For future reference, best not to add those kinds of comments to your submission. While it's largely harmless, it would put me in a slightly awkward position if I felt that you needed revisions. As explained in this video from Lesson 0, unless you have very specific questions, it's best to just leave the submission comment section blank. I know you didn't need anything by it, so don't worry too much - just keep it in mind for the future.

Anyway, onto your work. Starting with your cylinders around arbitrary minor axes, you're generally doing okay, although I can see a couple issues I do want to call out.

  • Firstly, I'm seeing a lot of doubled up lines. This suggests that while you may be applying the principles of markmaking and the ghosting method from Lesson 1 in part, you are allowing yourself to try to correct mistakes, or you're drawing marks automatically. You should not be. Each mark should employ the ghosting method (which I do see signs of), but that means that every stroke should be the result of planning and preparation, followed by a confident execution. If it's wrong, then it's wrong - but don't correct it, as this builds the impression in our minds that corrections are a valid course of action. This in turn can make us less likely to view the problem as being how we're thinking through it in the planning phase, which is where the real issue lies.

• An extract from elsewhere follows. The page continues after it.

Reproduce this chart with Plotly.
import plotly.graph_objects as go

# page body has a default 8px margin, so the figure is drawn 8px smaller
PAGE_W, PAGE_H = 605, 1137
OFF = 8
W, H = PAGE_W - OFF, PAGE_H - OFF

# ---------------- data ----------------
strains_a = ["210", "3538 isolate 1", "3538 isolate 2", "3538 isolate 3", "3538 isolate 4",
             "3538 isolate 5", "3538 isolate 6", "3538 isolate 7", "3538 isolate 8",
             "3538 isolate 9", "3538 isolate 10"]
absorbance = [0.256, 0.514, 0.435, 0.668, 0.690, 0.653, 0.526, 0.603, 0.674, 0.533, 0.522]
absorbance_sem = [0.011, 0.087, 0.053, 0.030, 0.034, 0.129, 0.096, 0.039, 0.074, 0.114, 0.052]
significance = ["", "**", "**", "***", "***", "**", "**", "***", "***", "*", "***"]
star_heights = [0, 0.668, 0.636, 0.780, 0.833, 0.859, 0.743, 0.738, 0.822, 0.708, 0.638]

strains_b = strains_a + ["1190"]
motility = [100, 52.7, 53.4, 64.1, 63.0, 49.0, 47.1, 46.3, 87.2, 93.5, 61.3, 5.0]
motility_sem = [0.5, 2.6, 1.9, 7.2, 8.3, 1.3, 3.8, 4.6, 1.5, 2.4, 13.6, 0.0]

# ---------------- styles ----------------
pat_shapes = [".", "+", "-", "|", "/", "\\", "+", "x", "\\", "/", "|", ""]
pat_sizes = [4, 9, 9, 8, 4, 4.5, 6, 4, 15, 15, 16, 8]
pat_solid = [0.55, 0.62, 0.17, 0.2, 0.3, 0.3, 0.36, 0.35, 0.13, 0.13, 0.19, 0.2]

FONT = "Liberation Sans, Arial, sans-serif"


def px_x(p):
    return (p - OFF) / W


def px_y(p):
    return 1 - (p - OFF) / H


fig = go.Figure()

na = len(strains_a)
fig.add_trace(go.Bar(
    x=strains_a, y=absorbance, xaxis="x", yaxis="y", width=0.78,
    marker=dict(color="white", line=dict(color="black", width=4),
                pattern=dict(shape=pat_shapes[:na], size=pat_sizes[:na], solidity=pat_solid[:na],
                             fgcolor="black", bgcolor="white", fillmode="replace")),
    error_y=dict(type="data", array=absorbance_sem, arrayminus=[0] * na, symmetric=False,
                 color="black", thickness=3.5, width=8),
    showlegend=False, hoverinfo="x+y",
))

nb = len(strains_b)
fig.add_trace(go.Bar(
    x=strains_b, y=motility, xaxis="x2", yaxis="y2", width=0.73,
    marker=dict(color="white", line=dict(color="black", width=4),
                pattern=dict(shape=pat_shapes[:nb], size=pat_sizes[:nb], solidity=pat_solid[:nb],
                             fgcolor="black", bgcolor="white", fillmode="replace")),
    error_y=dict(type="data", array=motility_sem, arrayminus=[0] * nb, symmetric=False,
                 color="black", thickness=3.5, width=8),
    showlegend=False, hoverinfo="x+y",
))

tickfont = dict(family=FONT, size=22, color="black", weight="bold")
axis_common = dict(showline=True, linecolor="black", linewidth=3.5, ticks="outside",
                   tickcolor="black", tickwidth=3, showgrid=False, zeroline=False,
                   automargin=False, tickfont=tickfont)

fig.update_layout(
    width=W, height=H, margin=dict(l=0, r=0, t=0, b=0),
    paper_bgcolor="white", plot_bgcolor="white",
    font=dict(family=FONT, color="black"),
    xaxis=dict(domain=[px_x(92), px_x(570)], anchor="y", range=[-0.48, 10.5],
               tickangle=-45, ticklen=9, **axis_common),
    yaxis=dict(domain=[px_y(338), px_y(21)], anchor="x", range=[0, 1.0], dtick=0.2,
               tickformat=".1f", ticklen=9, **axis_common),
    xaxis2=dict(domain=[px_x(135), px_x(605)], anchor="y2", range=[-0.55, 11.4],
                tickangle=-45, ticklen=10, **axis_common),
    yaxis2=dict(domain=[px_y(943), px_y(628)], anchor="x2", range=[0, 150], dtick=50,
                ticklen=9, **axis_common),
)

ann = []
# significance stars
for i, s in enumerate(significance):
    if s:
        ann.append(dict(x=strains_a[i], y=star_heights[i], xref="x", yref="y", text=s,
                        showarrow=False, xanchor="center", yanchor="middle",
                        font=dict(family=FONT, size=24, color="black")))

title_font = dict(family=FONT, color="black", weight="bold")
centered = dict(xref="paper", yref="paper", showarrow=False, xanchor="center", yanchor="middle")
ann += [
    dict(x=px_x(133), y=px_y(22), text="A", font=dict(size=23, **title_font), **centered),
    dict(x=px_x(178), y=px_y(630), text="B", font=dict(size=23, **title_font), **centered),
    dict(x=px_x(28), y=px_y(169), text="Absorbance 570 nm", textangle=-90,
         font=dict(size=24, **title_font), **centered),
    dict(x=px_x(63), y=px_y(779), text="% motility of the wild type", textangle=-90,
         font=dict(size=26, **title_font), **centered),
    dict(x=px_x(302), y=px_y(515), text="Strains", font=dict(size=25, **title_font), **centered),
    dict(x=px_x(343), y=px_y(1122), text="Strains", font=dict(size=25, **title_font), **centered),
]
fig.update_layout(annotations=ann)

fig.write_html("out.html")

  • Secondly, while further into the set you did include more cases of dramatic foreshortening, you did spend a good while either drawing most of your cylinders with shallow foreshortening - or, in some cases like 41 and 47 (just to name a couple), avoiding foreshortening altogether and instead drawing the side edges as though they were parallel on the page, rather than converging. If this was unintentional, then it's fine - sometimes we try to make our convergences very minimal, and we go a bit too far in that direction. But if it was intentional, then I want to give you a quick reminder that this is actually incorrect. This would only happen with edges governed by a vanishing point that is at infinity, which itself will only happen if that set of edges is oriented perpendicularly to the angle at which the viewer is looking out into the world (as opposed to slanting towards or away from the viewer through the depth of the scene). Because we're rotating our forms in this challenge randomly, there's no such opportunity to have such a perfect alignment, so there should be at least some convergence, even if it's only minimal.

That aside, you've done a good job of checking your minor axis alignments, catching both cases where they were off by quite a bit, as well as cases where the deviation was more minimal. While both are important, I'm very happy to see the latter because that's what helps us avoid plateauing as we get into that range of being "close enough" to fool the naked eye.

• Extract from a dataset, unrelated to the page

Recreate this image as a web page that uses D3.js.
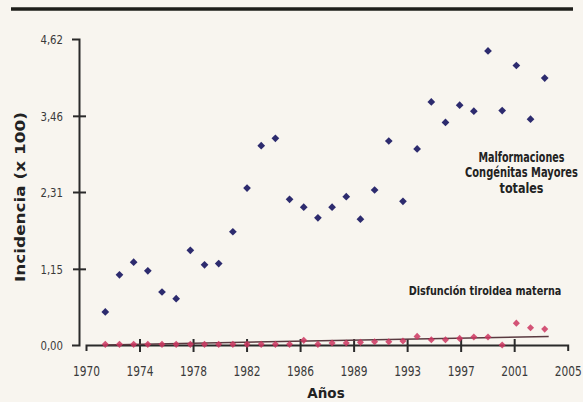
<!DOCTYPE html>
<html>
<head>
<meta charset="utf-8">
<script src="https://cdn.jsdelivr.net/npm/d3@7"></script>
<style>
  body { margin: 0; background: #f8f5ef; }
  svg { display: block; }
  .tick text { font-family: "DejaVu Sans Condensed", "DejaVu Sans", sans-serif; fill: #3a3a3a; }
</style>
</head>
<body>
<div class="chart"></div>
<script>
// Data
var years = d3.range(1972, 2004);
var malformaciones = [0.50, 1.06, 1.25, 1.12, 0.80, 0.70, 1.43, 1.21, 1.23, 1.71,
  2.37, 3.01, 3.12, 2.20, 2.08, 1.92, 2.08, 2.24, 1.90, 2.34,
  3.08, 2.17, 2.96, 3.67, 3.36, 3.62, 3.53, 4.44, 3.54, 4.22,
  3.41, 4.03];
var tiroidea = [0.01, 0.01, 0.01, 0.01, 0.01, 0.01, 0.01, 0.01, 0.01, 0.01,
  0.01, 0.01, 0.01, 0.01, 0.07, 0.01, 0.03, 0.03, 0.04, 0.05,
  0.05, 0.06, 0.13, 0.08, 0.08, 0.10, 0.12, 0.12, 0.00, 0.33,
  0.26, 0.24];
var trendYears = [1972, 2003];
var trendValues = [0.0, 0.13];
var yTicks = [0, 1.15, 2.31, 3.46, 4.62];
var xTickLabels = ["1970", "1974", "1978", "1982", "1986", "1989", "1993", "1997", "2001", "2005"];

var svgWidth = 583;
var svgHeight = 402;

var svg = d3.select(".chart")
  .append("svg")
  .attr("width", svgWidth)
  .attr("height", svgHeight);

// squeeze a text horizontally to a target width (keeps glyph height)
function squeeze(sel, width, cx, y) {
  sel.each(function() {
    var natural = this.getComputedTextLength();
    var sx = Math.min(1, width / natural);
    d3.select(this)
      .attr("x", 0).attr("y", 0)
      .attr("transform", "translate(" + cx + "," + y + ") scale(" + sx + ",1)");
  });
}

// top rule
svg.append("line")
  .attr("x1", 11).attr("x2", 573)
  .attr("y1", 9).attr("y2", 9)
  .attr("stroke", "#1e1e1a")
  .attr("stroke-width", 3.5);

// scales
var yScale = d3.scaleLinear().domain([0, 4.62]).range([345, 39]);
var xScale = d3.scaleLinear().domain([1972, 2003]).range([105.3, 544.7]);
var xTickScale = d3.scalePoint().domain(xTickLabels).range([86, 567.7]);

// y axis
var leftAxis = d3.axisLeft(yScale)
  .tickValues(yTicks)
  .tickSizeInner(0)
  .tickSizeOuter(7)
  .tickPadding(16)
  .tickFormat(function(d) { return d3.format(".2f")(d).replace(".", ","); });

var yAxisG = svg.append("g")
  .attr("transform", "translate(79,0)")
  .call(leftAxis);
yAxisG.select(".domain").attr("stroke", "#2a2a2a").attr("stroke-width", 2);
yAxisG.selectAll(".tick text")
  .attr("font-size", 12.5)
  .attr("dy", null)
  .call(squeeze, 22.6, -16, 4.5);
yAxisG.selectAll(".tick")
  .filter(function(d) { return d > 0 && d < 4.62; })
  .append("line")
  .attr("x1", -6).attr("x2", 7)
  .attr("stroke", "#2a2a2a")
  .attr("stroke-width", 2);

// x axis
var bottomAxis = d3.axisBottom(xTickScale)
  .tickSizeInner(0)
  .tickSizeOuter(6);

var xAxisG = svg.append("g")
  .attr("transform", "translate(0,345)")
  .call(bottomAxis);
xAxisG.select(".domain").attr("stroke", "#2a2a2a").attr("stroke-width", 2);
xAxisG.selectAll(".tick text")
  .attr("font-size", 14)
  .attr("dy", null)
  .call(squeeze, 27, 0, 31);
xAxisG.selectAll(".tick")
  .filter(function(d, i) { return i > 0 && i < xTickLabels.length - 1; })
  .append("line")
  .attr("y1", -6).attr("y2", 7)
  .attr("stroke", "#2a2a2a")
  .attr("stroke-width", 2);

// trend line for tiroidea
svg.append("line")
  .attr("x1", xScale(trendYears[0]))
  .attr("x2", xScale(trendYears[1]) + 4)
  .attr("y1", yScale(trendValues[0]))
  .attr("y2", yScale(trendValues[1]))
  .attr("stroke", "#5a3a40")
  .attr("stroke-width", 1.5);

// Malformaciones points
svg.append("g").selectAll("path")
  .data(malformaciones)
  .enter()
  .append("path")
  .attr("d", d3.symbol().type(d3.symbolDiamond2).size(38))
  .attr("transform", function(d, i) {
    return "translate(" + xScale(years[i]) + "," + yScale(d) + ")";
  })
  .attr("fill", "#2d2b6e");

// Tiroidea points
svg.append("g").selectAll("path")
  .data(tiroidea)
  .enter()
  .append("path")
  .attr("d", d3.symbol().type(d3.symbolDiamond2).size(32))
  .attr("transform", function(d, i) {
    return "translate(" + xScale(years[i]) + "," + yScale(d) + ")";
  })
  .attr("fill", "#cc3660")
  .attr("opacity", 0.85);

// axis labels
svg.append("text")
  .attr("text-anchor", "middle")
  .attr("font-family", "DejaVu Sans, sans-serif")
  .attr("font-weight", "bold")
  .attr("font-size", 13.5)
  .attr("fill", "#222")
  .text("Años")
  .call(squeeze, 40, 326, 398);

svg.append("text")
  .attr("transform", "translate(25,197) rotate(-90)")
  .attr("text-anchor", "middle")
  .attr("font-family", "DejaVu Sans, sans-serif")
  .attr("font-weight", "bold")
  .attr("font-size", 13.5)
  .attr("textLength", 170)
  .attr("lengthAdjust", "spacingAndGlyphs")
  .attr("fill", "#222")
  .text("Incidencia (x 100)");

// annotations
var annotLines = ["Malformaciones", "Congénitas Mayores", "totales"];
var annotWidths = [86, 113, 44];
svg.append("g").selectAll("text")
  .data(annotLines)
  .enter()
  .append("text")
  .attr("text-anchor", "middle")
  .attr("font-family", "DejaVu Sans Condensed, DejaVu Sans, sans-serif")
  .attr("font-weight", "bold")
  .attr("font-size", 14)
  .attr("fill", "#222")
  .text(function(d) { return d; })
  .each(function(d, i) {
    d3.select(this).call(squeeze, annotWidths[i], 521.5, 161.5 + i * 15.8);
  });

svg.append("text")
  .attr("text-anchor", "middle")
  .attr("font-family", "DejaVu Sans Condensed, DejaVu Sans, sans-serif")
  .attr("font-weight", "bold")
  .attr("font-size", 11.5)
  .attr("fill", "#222")
  .text("Disfunción tiroidea materna")
  .call(squeeze, 153, 485, 295);
</script>
</body>
</html>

Continuing onto your cylinders in boxes, your work here is pretty solid. This exercise is really all about helping develop students' understanding of how to construct boxes which feature two opposite faces which are proportionally square, regardless of how the form is oriented in space. We do this not by memorizing every possible configuration, but rather by continuing to develop your subconscious understanding of space through repetition, and through analysis (by way of the line extensions).

Where the box challenge's line extensions helped to develop a stronger sense of how to achieve more consistent convergences in our lines, here we add three more lines for each ellipse: the minor axis, and the two contact point lines. In checking how far off these are from converging towards the box's own vanishing points, we can see how far off we were from having the ellipse represent a circle in 3D space, and in turn how far off we were from having the plane that encloses it from representing a square.

In applying your line extensions correctly, you basically gave yourself an idea of where you needed to adjust your approach (when drawing those planes on either end) to bring their convergences together more consistently, and in turn trained your brain to improve its instincts as far as maintaining those squared proportions go, regardless of how the form is oriented in space. And while there is certainly room for continued growth in this area, as there is for everyone (in the grand scheme of things 100 is not that many), you'll be able to continue honing those skills in your warmups. For our purposes as we move into Lesson 6 however, you should be in a good position.

One thing to keep in mind though, is that when you're drawing those ellipses, it is quite important that you get them to fit as snugly in their enclosing plane as possible. Additionally, make sure you're always keeping a close eye on the ellipses' alignments when drawing your minor axes - sometimes you might think you're pretty close, but you might be farther off than you think. For example, here in number 63. As a result of that mistake, while the farther plane was narrower than it should be, you didn't catch that issue, and so wouldn't know to correct it in later attempts.

Anyway, all in all, pretty solid work. Just keep what I've said here in mind as you move forwards, and apply it in your warmups. I'll go ahead and mark this challenge as complete.